A dotloop Case Study
With six offices and a hundred and twenty-two agents, Main Street Realty Ltd. in Toronto, ON has seen impressive growth since it was founded by broker Mike Cartwright just eight years ago. Though located in Canada, where brokerages typically differ from the U.S. in organizational structure, Cartwright has been open to the best strategies from both sides of the border.
Seeing that his clients were using the latest in mobile technology in every other aspect of their lives, he knew it was time for his realty company to make that transition.
At the time Canada had legalized digital signatures, and there were several companies offering this solution. But Cartwright was convinced that in order to be known as a realty firm on the cutting edge of technology, Main Street would need to move to a comprehensive platform.
The Main Street offices were using a system that could be described as semi-digital. They were composing, editing, and sending their documents electronically (as PDFs). However, the clients were responsible for printing them out, signing them, scanning them, and emailing them back.
This presented two challenges. First, clients couldn’t sign the documents until they had access to a printer. So even if they could review a contract on their mobile device, they couldn’t sign it until they were back in their office—a delay that could cost an entire day.
Second, in order to avoid mailing back the signed documents they had to have access to a scanner and know how to use it. So rather than making the transaction easy and convenient for their client, it placed a technology burden on them.
It also bothered Cartwright that his offices were so dependent on paper.

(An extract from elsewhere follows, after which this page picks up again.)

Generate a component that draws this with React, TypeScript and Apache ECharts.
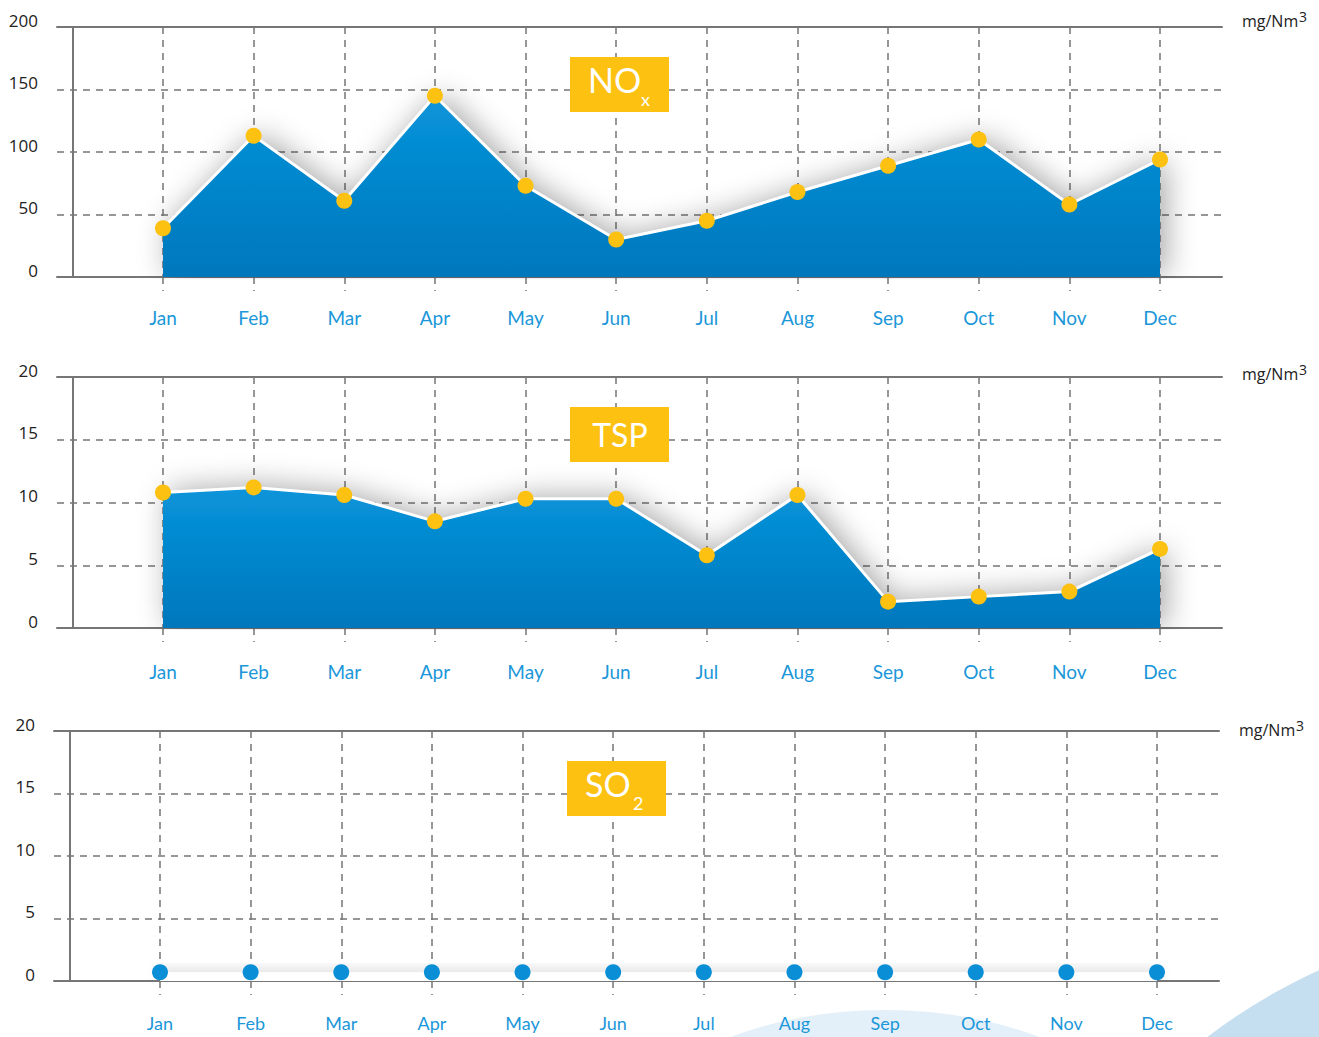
import React, { useEffect, useRef } from "react";
import * as echarts from "echarts";

const months = ["Jan", "Feb", "Mar", "Apr", "May", "Jun", "Jul", "Aug", "Sep", "Oct", "Nov", "Dec"];
const noxValues = [39, 113, 61, 145, 73, 30, 45, 68, 89, 110, 58, 94];
const tspValues = [10.8, 11.2, 10.6, 8.5, 10.3, 10.3, 5.8, 10.6, 2.1, 2.5, 2.9, 6.3];
const so2Values = [0.7, 0.7, 0.7, 0.7, 0.7, 0.7, 0.7, 0.7, 0.7, 0.7, 0.7, 0.7];
const noxTicks = { min: 0, max: 200, interval: 50 };
const tspTicks = { min: 0, max: 20, interval: 5 };
const so2Ticks = { min: 0, max: 20, interval: 5 };

const GRAY = "#767676";
const DASH = [7, 6];
const YELLOW = "#fdc112";
const BLUE_TXT = "#1b97d9";

export default function App() {
  const ref = useRef<HTMLDivElement>(null);
  useEffect(() => {
    document.body.style.margin = "0";
    const chart = echarts.init(ref.current!, null, { renderer: "svg" });
    const idx = months.map((_, i) => i);
    const grids = [
      { left: 57, right: 97, top: 27, height: 250 },
      { left: 57, right: 97, top: 377, height: 251 },
      { left: 54, right: 100, top: 731, height: 250 },
    ];
    const labelMargins = [31, 34, 33];
    const labelSizes = [19, 19, 18];
    const ranges = [noxTicks, tspTicks, so2Ticks];
    const xAxes: any[] = [];
    const yAxes: any[] = [];
    grids.forEach((_, g) => {
      xAxes.push({
        type: "value",
        gridIndex: g,
        min: -1.1695,
        max: 11.684,
        position: "bottom",
        axisLine: { show: true, onZero: false, lineStyle: { color: GRAY, width: 2 } },
        axisTick: { show: true, customValues: idx, length: 14, lineStyle: { color: GRAY, width: 1.5, type: DASH } },
        axisLabel: {
          show: true,
          customValues: idx,
          formatter: (v: number) => months[Math.round(v)],
          color: BLUE_TXT,
          fontSize: labelSizes[g],
          fontFamily: "Lato",
          margin: labelMargins[g],
        },
        splitLine: { show: true, lineStyle: { color: GRAY, width: 1.5, type: DASH } },
      });
      xAxes.push({
        type: "value",
        gridIndex: g,
        min: -1.1695,
        max: 11.684,
        position: "top",
        axisLine: { show: true, onZero: false, lineStyle: { color: GRAY, width: 2 } },
        axisTick: { show: false },
        axisLabel: { show: false },
        splitLine: { show: false },
      });
      yAxes.push({
        type: "value",
        gridIndex: g,
        min: ranges[g].min,
        max: ranges[g].max,
        interval: ranges[g].interval,
        position: "left",
        offset: -16,
        axisLine: { show: true, onZero: false, lineStyle: { color: GRAY, width: 2 } },
        axisTick: { show: false },
        axisLabel: {
          color: "#222",
          fontSize: 17,
          fontFamily: "Open Sans",
          margin: 35,
          verticalAlign: "bottom",
          lineHeight: 14,
        },
        splitLine: { show: true, lineStyle: { color: GRAY, width: 1.5, type: DASH } },
      });
    });

    const areaGrad = new echarts.graphic.LinearGradient(0, 0, 0, 1, [
      { offset: 0, color: "#0894da" },
      { offset: 1, color: "#0077bd" },
    ]);
    const filledSeries = (data: number[], g: number) => ({
      type: "line",
      xAxisIndex: g * 2,
      yAxisIndex: g,
      data: data.map((v, i) => [i, v]),
      symbol: "circle",
      symbolSize: 16,
      itemStyle: { color: YELLOW },
      lineStyle: { color: "#ffffff", width: 3 },
      areaStyle: {
        color: areaGrad,
        opacity: 1,
        shadowBlur: 30,
        shadowColor: "rgba(0,0,0,0.35)",
        shadowOffsetX: 6,
        shadowOffsetY: -2,
      },
      z: 3,
    });

    const title = (x: number, y: number, main: string, sub: string, subDx: number) => {
      const els: any[] = [
        { type: "rect", shape: { x, y, width: 99, height: 55 }, style: { fill: YELLOW }, z: 10 },
      ];
      if (sub) {
        els.push({
          type: "text",
          x: x + 18,
          y: y + 22,
          style: { text: main, fill: "#fff", font: "34px Lato", textVerticalAlign: "middle" },
          z: 11,
        });
        els.push({
          type: "text",
          x: x + subDx,
          y: y + 42,
          style: { text: sub, fill: "#fff", font: "18px Lato", textVerticalAlign: "middle" },
          z: 11,
        });
      } else {
        els.push({
          type: "text",
          x: x + 50,
          y: y + 27,
          style: { text: main, fill: "#fff", font: "32px Lato", textAlign: "center", textVerticalAlign: "middle" },
          z: 11,
        });
      }
      return els;
    };
    const unit = (x: number, y: number) => [
      { type: "text", x, y, style: { text: "mg/Nm", fill: "#222", font: "16px 'Open Sans'", textVerticalAlign: "middle" }, z: 11 },
      { type: "text", x: x + 57, y: y - 5, style: { text: "3", fill: "#222", font: "14px 'Open Sans'", textVerticalAlign: "middle" }, z: 11 },
    ];

    chart.setOption({
      animation: false,
      backgroundColor: "#ffffff",
      grid: grids,
      xAxis: xAxes,
      yAxis: yAxes,
      graphic: [
        { type: "ellipse", shape: { cx: 885, cy: 1200, rx: 300, ry: 190 }, style: { fill: "#e4f0f9" }, z: -10, silent: true },
        { type: "circle", shape: { cx: 1560, cy: 1500, r: 582 }, style: { fill: "#c6dff0" }, z: -10, silent: true },
        ...title(570, 57, "NO", "x", 71),
        ...title(570, 407, "TSP", "", 0),
        ...title(567, 761, "SO", "2", 66),
        ...unit(1242, 21),
        ...unit(1242, 374),
        ...unit(1239, 730),
      ],
      series: [
        filledSeries(noxValues, 0),
        filledSeries(tspValues, 1),
        {
          type: "line",
          xAxisIndex: 4,
          yAxisIndex: 2,
          data: so2Values.map((v, i) => [i, v]),
          symbol: "circle",
          symbolSize: 16,
          itemStyle: { color: "#0a8ed6" },
          lineStyle: { width: 0, color: "#ffffff" },
          areaStyle: {
            color: "#ffffff",
            opacity: 1,
            shadowBlur: 14,
            shadowColor: "rgba(0,0,0,0.18)",
            shadowOffsetY: -2,
          },
          z: 3,
        },
      ],
    });
    return () => chart.dispose();
  }, []);
  return <div ref={ref} style={{ width: 1319, height: 1037 }} />;
}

“The amount of paper we were using was disgusting,” he says. “Each transaction was generating twenty to thirty pages of documents.”

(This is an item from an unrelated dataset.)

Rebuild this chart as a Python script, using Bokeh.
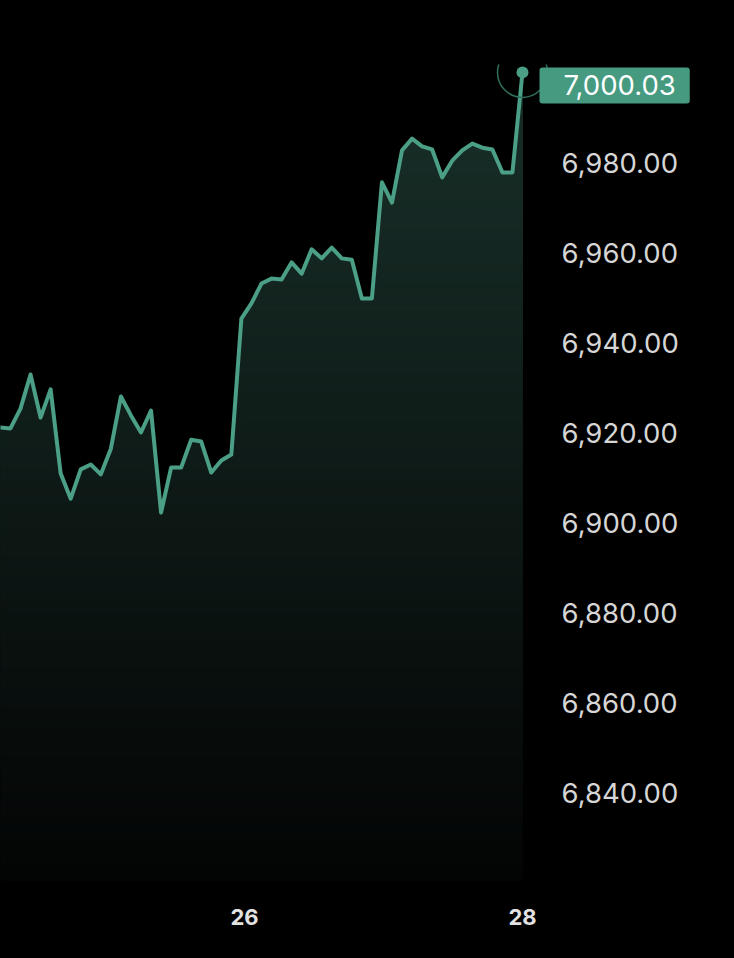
import numpy as np
from bokeh.plotting import figure
from bokeh.models import Range1d, FixedTicker, NumeralTickFormatter, LinearAxis, Label, ColumnDataSource
from bokeh.embed import file_html
from bokeh.resources import INLINE

# ---- data ----
prices = [6921.1, 6920.9, 6925.3, 6932.9, 6923.3, 6929.6, 6910.9, 6905.3, 6911.8, 6912.9,
          6910.7, 6916.4, 6928.0, 6923.8, 6920.0, 6924.9, 6902.2, 6912.2, 6912.2, 6918.4,
          6918.0, 6911.1, 6913.8, 6915.1, 6945.3, 6948.7, 6953.1, 6954.2, 6954.0, 6957.8,
          6955.3, 6960.7, 6958.7, 6961.1, 6958.7, 6958.4, 6949.8, 6949.8, 6975.6, 6971.1,
          6982.7, 6985.3, 6983.6, 6982.9, 6976.7, 6980.4, 6982.7, 6984.2, 6983.3, 6982.9,
          6977.8, 6977.8, 7000.03]
last_day = 28.0
bar_step = 0.07223  # days between samples
days = [last_day - (len(prices) - 1 - i) * bar_step for i in range(len(prices))]
y_ticks = [6840, 6860, 6880, 6900, 6920, 6940, 6960, 6980]
x_ticks = [26, 28]
x_labels = ["26", "28"]
last_label = "7,000.03"

LINE = "#4a9f86"
BOX = "#459a80"

x0, x1 = 24.2446, 29.2806
y0, y1 = 6820.45, 7001.78

p = figure(width=718, height=942, output_backend="svg", toolbar_location=None,
           x_range=Range1d(x0, x1), y_range=Range1d(y0, y1),
           y_axis_location=None, x_axis_location=None,
           min_border_left=0, min_border_right=18, min_border_top=64, min_border_bottom=62)
p.background_fill_color = "black"
p.border_fill_color = "black"
p.outline_line_color = None
p.xgrid.visible = False
p.ygrid.visible = False

# gradient fill under the line, built from stacked opaque bands
xs = np.array(days)
ys = np.array(prices)
levels = np.linspace(y1, y0, 120)
top_rgb = np.array([23, 44, 38])
bot_rgb = np.array([3, 4, 4])
for L in levels:
    t = (L - y0) / (6985 - y0)
    t = min(max(t, 0), 1)
    c = bot_rgb + (top_rgb - bot_rgb) * t
    col = "#%02x%02x%02x" % tuple(int(round(v)) for v in c)
    p.varea(x=xs, y1=np.full_like(ys, y0), y2=np.minimum(ys, L), fill_color=col, fill_alpha=1.0)

src = ColumnDataSource(dict(x=days, y=prices))
p.line("x", "y", source=src, line_color=LINE, line_width=4, line_join="round", line_cap="round")

end = ColumnDataSource(dict(x=[days[-1]], y=[prices[-1]]))
p.scatter("x", "y", source=end, size=50, fill_color=None, line_color="#2f6f5d", line_width=1.5)
p.scatter("x", "y", source=end, size=12, fill_color=LINE, line_color=None)

# right axis (labels sit inside the frame's right part)
ya = LinearAxis(ticker=FixedTicker(ticks=y_ticks), formatter=NumeralTickFormatter(format="0,0.00"))
ya.axis_line_color = None
ya.major_tick_line_color = None
ya.minor_tick_line_color = None
ya.major_tick_out = 0
ya.major_tick_in = 0
ya.major_label_standoff = -139
ya.major_label_text_font = "Inter"
ya.major_label_text_font_size = "27.5px"
ya.major_label_text_color = "#d6d6d6"
p.add_layout(ya, "right")

xa = LinearAxis(ticker=FixedTicker(ticks=x_ticks),
                major_label_overrides={t: s for t, s in zip(x_ticks, x_labels)})
xa.axis_line_color = None
xa.major_tick_line_color = None
xa.minor_tick_line_color = None
xa.major_tick_out = 0
xa.major_label_standoff = 28
xa.major_label_text_font = "Inter"
xa.major_label_text_font_style = "bold"
xa.major_label_text_font_size = "22px"
xa.major_label_text_color = "#e2e2e2"
p.add_layout(xa, "below")

lab = Label(x=days[-1], y=prices[-1], text=last_label, x_offset=17, y_offset=-13,
            text_font="Inter", text_font_size="27.5px", text_color="white",
            text_align="left", text_baseline="middle",
            background_fill_color=BOX, background_fill_alpha=1.0,
            border_radius=3, padding=dict(left=24, right=14, top=8, bottom=8))
p.add_layout(lab)

html = file_html(p, INLINE)
html = html.replace("</head>", "<style>html,body{background:#000000;}</style></head>", 1)
open("out.html", "w").write(html)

It wasn’t just the overuse of natural resources that he found troubling. Paper documents have to be physically filed and stored. And once archived they can’t be easily searched or moved.

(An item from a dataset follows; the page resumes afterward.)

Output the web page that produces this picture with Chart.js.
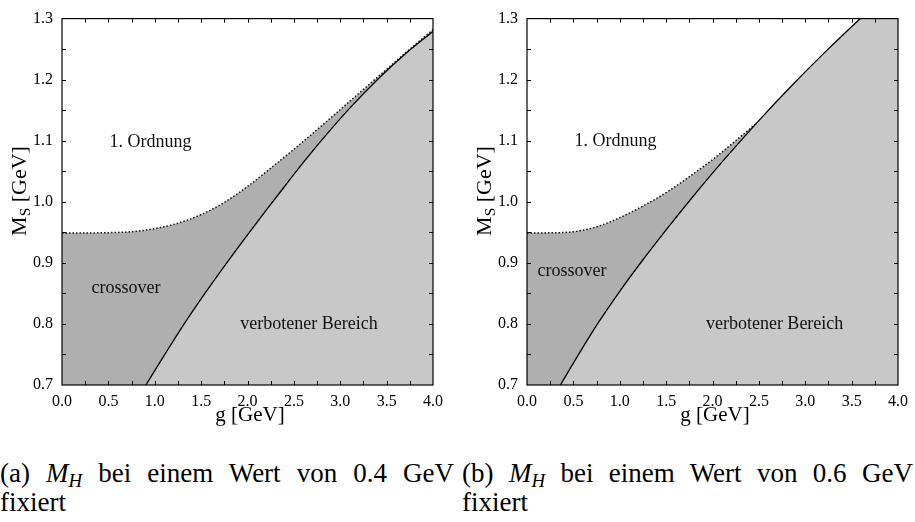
<!DOCTYPE html>
<html>
<head>
<meta charset="utf-8">
<script src="https://cdn.jsdelivr.net/npm/chart.js@4.4.1/dist/chart.umd.min.js"></script>
<style>
  html, body { margin: 0; padding: 0; background: #fff; }
  body { width: 915px; height: 522px; position: relative; overflow: hidden; font-family: 'Liberation Serif', 'Times New Roman', 'DejaVu Serif', serif; color: #000; }
  canvas { position: absolute; top: 0; }
  .ytitle { position: absolute; top: 180px; width: 200px; height: 22px; line-height: 22px; font-size: 22px; text-align: center; transform: rotate(-90deg); white-space: nowrap; }
  .xtitle { position: absolute; top: 403px; width: 200px; line-height: 22px; font-size: 21px; text-align: center; white-space: nowrap; }
  sub { font-size: 0.7em; vertical-align: -0.25em; line-height: 0; }
  .cap { position: absolute; top: 459px; font-size: 27px; line-height: 29px; }
  .cap .l1 { text-align: justify; text-align-last: justify; }
</style>
</head>
<body>
<canvas id="chartA" width="450" height="430" style="left:0"></canvas>
<canvas id="chartB" width="450" height="430" style="left:465px"></canvas>

<div class="ytitle" style="left:-81px">M<sub>S</sub> [GeV]</div>
<div class="ytitle" style="left:384px">M<sub>S</sub> [GeV]</div>
<div class="xtitle" style="left:150px">g [GeV]</div>
<div class="xtitle" style="left:615px">g [GeV]</div>

<div class="cap" style="left:0; width:454px">
  <div class="l1">(a) <i>M<sub>H</sub></i> bei einem Wert von 0.4 GeV</div>
  <div>fixiert</div>
</div>
<div class="cap" style="left:462px; width:451px">
  <div class="l1">(b) <i>M<sub>H</sub></i> bei einem Wert von 0.6 GeV</div>
  <div>fixiert</div>
</div>

<script>
// ---- panel (a): M_H = 0.4 GeV ----
// dotted boundary (1. Ordnung / crossover)
const A_DOT_G = [0.0, 0.25, 0.5, 0.75, 1.0, 1.25, 1.5, 1.75, 2.0, 2.25, 2.5, 2.75, 3.0, 3.25, 3.5, 3.75, 4.0];
const A_DOT_M = [0.949, 0.949, 0.9495, 0.951, 0.956, 0.965, 0.979, 0.999, 1.025, 1.055, 1.086, 1.118, 1.151, 1.184, 1.217, 1.250, 1.282];
// solid boundary (verbotener Bereich)
const A_LINE_G = [0.905, 1.1, 1.3, 1.55, 1.8, 2.0, 2.2, 2.43, 2.6, 2.8, 3.1, 3.4, 3.7, 4.0];
const A_LINE_M = [0.700, 0.748, 0.796, 0.852, 0.905, 0.946, 0.986, 1.031, 1.064, 1.101, 1.153, 1.200, 1.242, 1.279];

// ---- panel (b): M_H = 0.6 GeV ----
const B_DOT_G = [0.0, 0.25, 0.5, 0.75, 1.0, 1.25, 1.5, 1.75, 2.0, 2.25, 2.5];
const B_DOT_M = [0.949, 0.9492, 0.951, 0.959, 0.974, 0.993, 1.015, 1.041, 1.069, 1.100, 1.132];
const B_LINE_G = [0.36, 0.55, 0.76, 1.0, 1.23, 1.5, 1.77, 2.0, 2.27, 2.5, 2.84, 3.2, 3.58, 4.0];
const B_LINE_M = [0.700, 0.7485, 0.800, 0.8535, 0.901, 0.954, 1.005, 1.047, 1.094, 1.133, 1.188, 1.243, 1.298, 1.356];

// region names, placed in data coordinates (left edge, baseline)
const A_LABELS = [
  { text: '1. Ordnung', g: 0.511, m: 1.089 },
  { text: 'crossover', g: 0.319, m: 0.850 },
  { text: 'verbotener Bereich', g: 1.922, m: 0.791 },
];
const B_LABELS = [
  { text: '1. Ordnung', g: 0.511, m: 1.091 },
  { text: 'crossover', g: 0.114, m: 0.879 },
  { text: 'verbotener Bereich', g: 1.929, m: 0.791 },
];

const X_MIN = 0, X_MAX = 4, Y_MIN = 0.7, Y_MAX = 1.3;

const DARK = '#afafaf';
const LIGHT = '#c8c8c8';
const TICK = 4;
const FONT = "'Liberation Serif', 'Times New Roman', serif";

const isMult = (v, step) => Math.abs(v / step - Math.round(v / step)) < 1e-6;
const pts = (gs, ms) => gs.map((g, i) => ({ x: g, y: ms[i] }));

// frame + inward ticks on all four sides + region names
function makeFrame(labels) {
  return {
    id: 'frame',
    afterDatasetsDraw(chart) {
      const { ctx, chartArea: a, scales: { x, y } } = chart;
      ctx.save();
      ctx.strokeStyle = '#000';
      ctx.lineWidth = 1;
      ctx.beginPath();
      x.ticks.forEach(t => {
        if (t.value <= X_MIN + 1e-6 || t.value >= X_MAX - 1e-6) return;
        const px = Math.round(x.getPixelForValue(t.value)) + 0.5;
        ctx.moveTo(px, a.bottom); ctx.lineTo(px, a.bottom - TICK);
        ctx.moveTo(px, a.top); ctx.lineTo(px, a.top + TICK);
      });
      y.ticks.forEach(t => {
        if (t.value <= Y_MIN + 1e-6 || t.value >= Y_MAX - 1e-6) return;
        const py = Math.round(y.getPixelForValue(t.value)) + 0.5;
        ctx.moveTo(a.left, py); ctx.lineTo(a.left + TICK, py);
        ctx.moveTo(a.right, py); ctx.lineTo(a.right - TICK, py);
      });
      ctx.stroke();
      ctx.lineWidth = 1.2;
      ctx.strokeRect(a.left, a.top, a.right - a.left, a.bottom - a.top);

      ctx.fillStyle = '#111';
      ctx.font = '18px ' + FONT;
      ctx.textAlign = 'left';
      ctx.textBaseline = 'alphabetic';
      labels.forEach(l => ctx.fillText(l.text, x.getPixelForValue(l.g), y.getPixelForValue(l.m)));
      ctx.restore();
    }
  };
}

function makeChart(id, dotG, dotM, lineG, lineM, labels) {
  return new Chart(document.getElementById(id), {
    type: 'line',
    data: {
      datasets: [
        {
          label: 'verbotener Bereich',
          data: pts(lineG, lineM),
          borderColor: '#000',
          borderWidth: 1.3,
          backgroundColor: LIGHT,
          fill: 'start',
          pointRadius: 0,
          cubicInterpolationMode: 'monotone',
        },
        {
          label: '1. Ordnung',
          data: pts(dotG, dotM),
          borderColor: '#111',
          borderWidth: 1.5,
          borderDash: [1.5, 2],
          backgroundColor: DARK,
          fill: 'start',
          pointRadius: 0,
          cubicInterpolationMode: 'monotone',
        },
      ]
    },
    options: {
      responsive: false,
      animation: false,
      layout: { padding: { top: 10, right: 12, left: 0, bottom: 0 } },
      plugins: { legend: { display: false }, tooltip: { enabled: false } },
      scales: {
        x: {
          type: 'linear', min: X_MIN, max: X_MAX,
          afterFit: s => { s.height = 45; },
          grid: { display: false, drawTicks: false }, border: { display: false },
          ticks: {
            stepSize: 0.25, autoSkip: false, maxRotation: 0, padding: 7,
            color: '#000', font: { family: FONT, size: 16 },
            callback: v => isMult(v, 0.5) ? v.toFixed(1) : ''
          }
        },
        y: {
          type: 'linear', min: Y_MIN, max: Y_MAX,
          afterFit: s => { s.width = 62; },
          grid: { display: false, drawTicks: false }, border: { display: false },
          ticks: {
            stepSize: 0.05, autoSkip: false, padding: 9,
            color: '#000', font: { family: FONT, size: 16 },
            callback: v => isMult(v, 0.1) ? v.toFixed(1) : ''
          }
        }
      }
    },
    plugins: [makeFrame(labels)]
  });
}

makeChart('chartA', A_DOT_G, A_DOT_M, A_LINE_G, A_LINE_M, A_LABELS);
makeChart('chartB', B_DOT_G, B_DOT_M, B_LINE_G, B_LINE_M, B_LABELS);
</script>
</body>
</html>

Additionally, a paper contract can only exist in one location at a time. If someone in another office wants to review it, it has to be copied or scanned before it can be sent. If a paper document is revised, all existing copies must be located and replaced.
As stated earlier, Cartwright wasn’t convinced that a stand-alone esignature program would give him the solution he was looking for. Even though it would allow documents to be signed from mobile devices, they ultimately had to be printed out, thus retaining most of the disadvantages of paper.
Cartwright wanted Main Street to make the leap to becoming a completely digital firm. He knew that to achieve that would require an entire platform that would fundamentally change how he, his agents, and admins worked.
In the end, the one solution he found that could deliver all this was dotloop.
Cartwright was attending a seminar taught by Tom Ferry when he first learned about dotloop. Hearing the U.S.-based real estate training guru recommend the platform, Cartwright began watching online demonstrations of how dotloop worked. The more he learned about it, the more he was convinced that it was just what Main Street Realty needed.
Knowing that the best way to manage change is to lead by example, Cartwright jumped into dotloop with both feet. He attended multiple webinars to learn the basic functions of the platform, and within days he used dotloop to get signatures from a client who was on vacation in a mountain cabin.
To help his whole brokerage more quickly adopt the new technology, he scheduled training sessions twice a week and has given a deadline when everyone must be on board.
The dotloop platform allows the agents and admins at Main Street Realty to move deals through more quickly, saving time at every step in the process.
Because the brokerage is finally able to move away from paper, clients no longer have to print and rescan documents, and the firm no longer has to keep track of reams of contracts across multiple offices. The most current version of each document is instantly accessible from anywhere.
What’s more, Cartwright sees dotloop as a recruiting tool for new agents.
“No other broker in my area is using a platform like this,” he says. “Agents who want to use the best real estate technology are going to want to work here.”
Cartwright credits dotloop with transforming how his brokerage works.
“It has changed my whole business,” he says. “It’s so much more than electronic signatures. Dotloop is the direction I’m taking the company.”